**Task instructions:**
Retype nothing but the lines from the start of the material up to and including the line with "depths = [1, 2, 3, 4, 5, 6]". Pictures don't belong in the copy.

**Available data:**
• • • • • • •

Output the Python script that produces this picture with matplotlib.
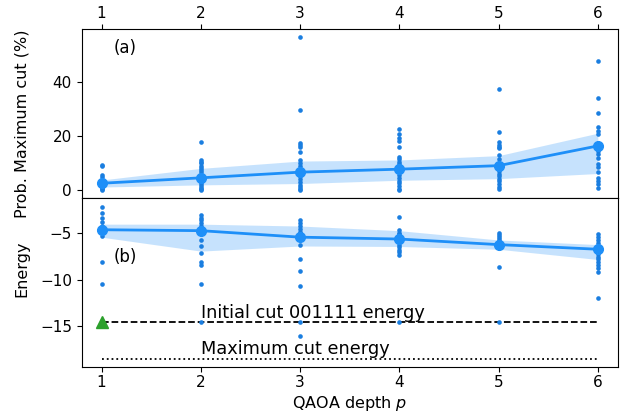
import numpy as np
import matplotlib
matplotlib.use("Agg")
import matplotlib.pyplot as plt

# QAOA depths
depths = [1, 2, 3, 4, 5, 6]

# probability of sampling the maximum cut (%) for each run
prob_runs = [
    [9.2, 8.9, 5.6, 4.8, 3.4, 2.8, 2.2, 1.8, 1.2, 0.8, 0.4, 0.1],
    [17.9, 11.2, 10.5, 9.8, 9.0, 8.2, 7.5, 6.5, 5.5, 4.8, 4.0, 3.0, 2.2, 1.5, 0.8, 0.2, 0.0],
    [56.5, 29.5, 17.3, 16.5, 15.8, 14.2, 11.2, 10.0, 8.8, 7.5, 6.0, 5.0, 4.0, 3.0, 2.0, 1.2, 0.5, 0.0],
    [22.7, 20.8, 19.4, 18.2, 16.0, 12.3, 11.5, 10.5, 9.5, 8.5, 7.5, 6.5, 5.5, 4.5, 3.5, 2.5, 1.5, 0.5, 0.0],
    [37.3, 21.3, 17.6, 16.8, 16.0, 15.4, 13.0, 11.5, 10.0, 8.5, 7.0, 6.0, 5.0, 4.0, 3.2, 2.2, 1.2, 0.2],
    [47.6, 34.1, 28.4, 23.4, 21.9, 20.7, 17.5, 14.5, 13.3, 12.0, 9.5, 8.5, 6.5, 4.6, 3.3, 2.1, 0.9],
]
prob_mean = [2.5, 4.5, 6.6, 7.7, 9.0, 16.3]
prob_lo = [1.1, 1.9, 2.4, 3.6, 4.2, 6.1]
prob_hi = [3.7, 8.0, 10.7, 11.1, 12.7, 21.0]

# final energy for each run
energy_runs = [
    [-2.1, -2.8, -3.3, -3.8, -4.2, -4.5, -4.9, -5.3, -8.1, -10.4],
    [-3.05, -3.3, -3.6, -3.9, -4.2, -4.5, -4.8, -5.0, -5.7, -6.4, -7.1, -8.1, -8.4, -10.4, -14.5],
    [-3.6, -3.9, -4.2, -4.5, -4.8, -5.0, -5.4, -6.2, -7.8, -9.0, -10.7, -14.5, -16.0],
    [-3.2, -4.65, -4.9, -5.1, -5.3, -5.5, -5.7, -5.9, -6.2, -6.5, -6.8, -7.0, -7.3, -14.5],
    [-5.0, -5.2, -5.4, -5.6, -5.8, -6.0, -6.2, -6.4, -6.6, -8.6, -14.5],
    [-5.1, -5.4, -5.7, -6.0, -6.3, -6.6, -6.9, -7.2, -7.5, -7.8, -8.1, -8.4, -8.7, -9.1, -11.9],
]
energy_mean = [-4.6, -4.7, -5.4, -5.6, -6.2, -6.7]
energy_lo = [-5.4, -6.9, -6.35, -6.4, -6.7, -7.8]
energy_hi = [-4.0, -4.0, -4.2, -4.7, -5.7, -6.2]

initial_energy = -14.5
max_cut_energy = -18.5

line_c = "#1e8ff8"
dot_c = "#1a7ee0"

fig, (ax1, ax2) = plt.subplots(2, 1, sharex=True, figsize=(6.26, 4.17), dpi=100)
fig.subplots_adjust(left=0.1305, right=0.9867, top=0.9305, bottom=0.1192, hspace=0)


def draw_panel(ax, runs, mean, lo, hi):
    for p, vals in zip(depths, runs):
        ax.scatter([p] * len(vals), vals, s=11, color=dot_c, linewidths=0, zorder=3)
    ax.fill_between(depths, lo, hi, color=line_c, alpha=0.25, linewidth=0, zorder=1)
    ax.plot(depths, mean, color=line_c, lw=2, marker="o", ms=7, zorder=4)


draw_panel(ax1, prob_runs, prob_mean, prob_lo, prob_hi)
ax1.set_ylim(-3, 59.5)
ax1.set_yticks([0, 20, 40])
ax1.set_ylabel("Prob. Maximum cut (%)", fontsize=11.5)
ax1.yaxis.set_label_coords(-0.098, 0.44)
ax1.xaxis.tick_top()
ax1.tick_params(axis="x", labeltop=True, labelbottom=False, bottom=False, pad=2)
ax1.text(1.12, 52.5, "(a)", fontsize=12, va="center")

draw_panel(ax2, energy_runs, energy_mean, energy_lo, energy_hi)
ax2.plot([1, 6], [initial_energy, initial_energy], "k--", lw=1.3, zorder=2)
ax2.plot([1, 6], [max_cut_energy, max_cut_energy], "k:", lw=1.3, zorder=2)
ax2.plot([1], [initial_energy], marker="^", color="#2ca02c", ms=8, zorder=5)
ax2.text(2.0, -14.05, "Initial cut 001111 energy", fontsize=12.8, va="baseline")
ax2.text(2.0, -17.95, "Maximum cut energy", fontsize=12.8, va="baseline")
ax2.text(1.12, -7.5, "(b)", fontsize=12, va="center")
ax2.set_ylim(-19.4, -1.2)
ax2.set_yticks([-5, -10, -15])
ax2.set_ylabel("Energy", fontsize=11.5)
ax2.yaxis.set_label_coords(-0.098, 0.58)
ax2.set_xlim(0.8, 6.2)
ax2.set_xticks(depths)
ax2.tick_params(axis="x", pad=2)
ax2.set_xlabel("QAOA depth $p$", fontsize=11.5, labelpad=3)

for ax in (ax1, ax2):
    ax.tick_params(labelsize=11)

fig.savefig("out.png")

• • • • • • •

**Solution to this problem:**
Output the Python script that produces this picture with matplotlib.
import numpy as np
import matplotlib
matplotlib.use("Agg")
import matplotlib.pyplot as plt

# QAOA depths
depths = [1, 2, 3, 4, 5, 6]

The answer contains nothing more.